Starting at the first line of the data, please print exactly those lines through the one that holds "import numpy as np", omitting every picture.

:: Data extract

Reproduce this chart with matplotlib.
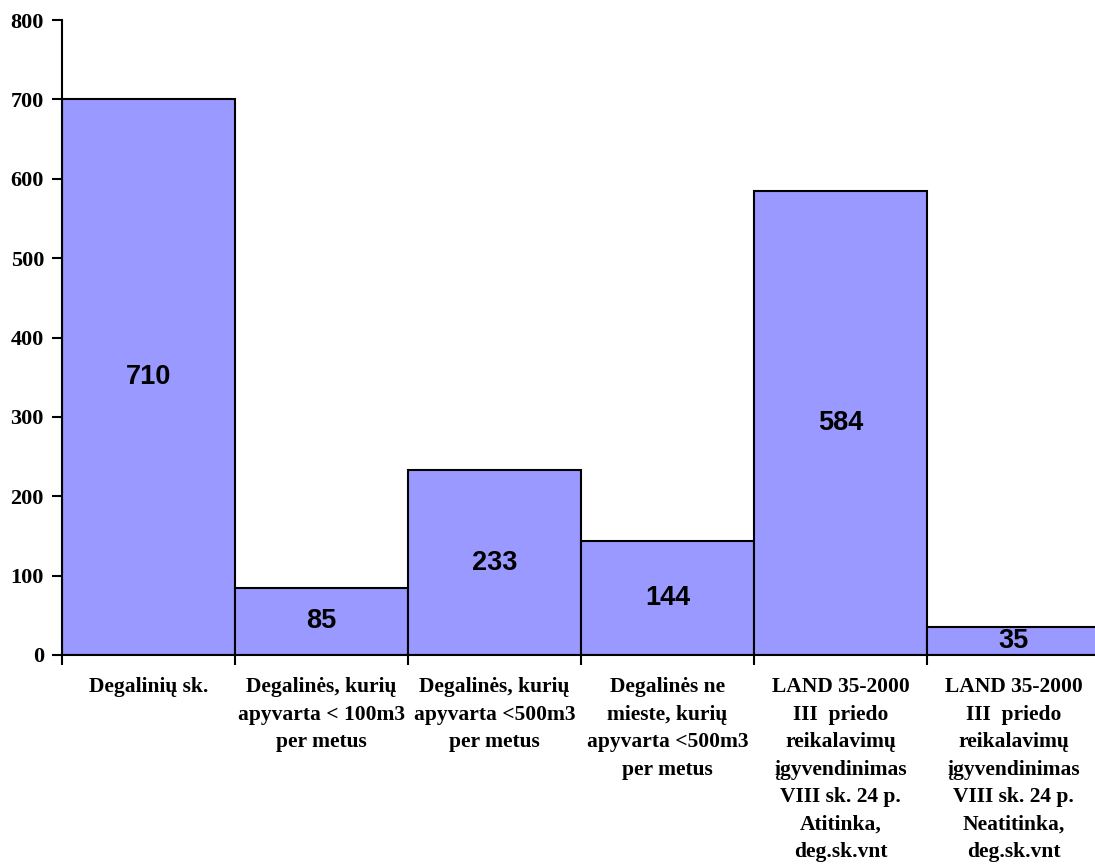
import matplotlib
matplotlib.use("Agg")
import matplotlib.pyplot as plt
import numpy as np

categories = [
    "Degalinių sk.",
    "Degalinės, kurių\napyvarta < 100m3\nper metus",
    "Degalinės, kurių\napyvarta <500m3\nper metus",
    "Degalinės ne\nmieste, kurių\napyvarta <500m3\nper metus",
    "LAND 35-2000\nIII  priedo\nreikalavimų\nįgyvendinimas\nVIII sk. 24 p.\nAtitinka,\ndeg.sk.vnt",
    "LAND 35-2000\nIII  priedo\nreikalavimų\nįgyvendinimas\nVIII sk. 24 p.\nNeatitinka,\ndeg.sk.vnt",
]
bar_heights = [700, 85, 233, 144, 584, 35]
value_labels = ["710", "85", "233", "144", "584", "35"]
yticks = [0, 100, 200, 300, 400, 500, 600, 700, 800]

W, H = 1095, 866
fig = plt.figure(figsize=(W / 100, H / 100), dpi=100)
left, right = 62 / W, 1100 / W
bottom, top = 1 - 655 / H, 1 - 20 / H
ax = fig.add_axes([left, bottom, right - left, top - bottom])

x = np.arange(len(categories))
ax.bar(x, bar_heights, width=1.0, color="#9999FF", edgecolor="black", linewidth=1.5)

for xi, h, lab in zip(x, bar_heights, value_labels):
    ax.text(xi, h / 2, lab, ha="center", va="center", fontsize=19.5,
            fontweight="bold", family="Liberation Sans")

ax.set_xlim(-0.5, len(categories) - 0.5)
ax.set_ylim(0, 800)
ax.set_yticks(yticks)
ax.set_yticklabels([str(t) for t in yticks], fontsize=16, fontweight="bold",
                   family="Liberation Serif")

# category boundaries as ticks
ax.set_xticks(np.arange(len(categories) + 1) - 0.5)
ax.set_xticklabels([])
ax.set_xticks(x, minor=True)
ax.set_xticklabels(categories, minor=True, fontsize=15.5, fontweight="bold",
                   family="Liberation Serif", linespacing=1.5)
ax.tick_params(axis="x", which="minor", length=0, pad=16)
ax.tick_params(axis="x", which="major", length=7, width=1.5, direction="out")
ax.tick_params(axis="y", length=7, width=1.5, direction="out", pad=6)

for s in ["top", "right"]:
    ax.spines[s].set_visible(False)
for s in ["left", "bottom"]:
    ax.spines[s].set_linewidth(1.5)

fig.savefig("out.png", dpi=100)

::::

### Result of the task:
Reproduce this chart with matplotlib.
import matplotlib
matplotlib.use("Agg")
import matplotlib.pyplot as plt
import numpy as np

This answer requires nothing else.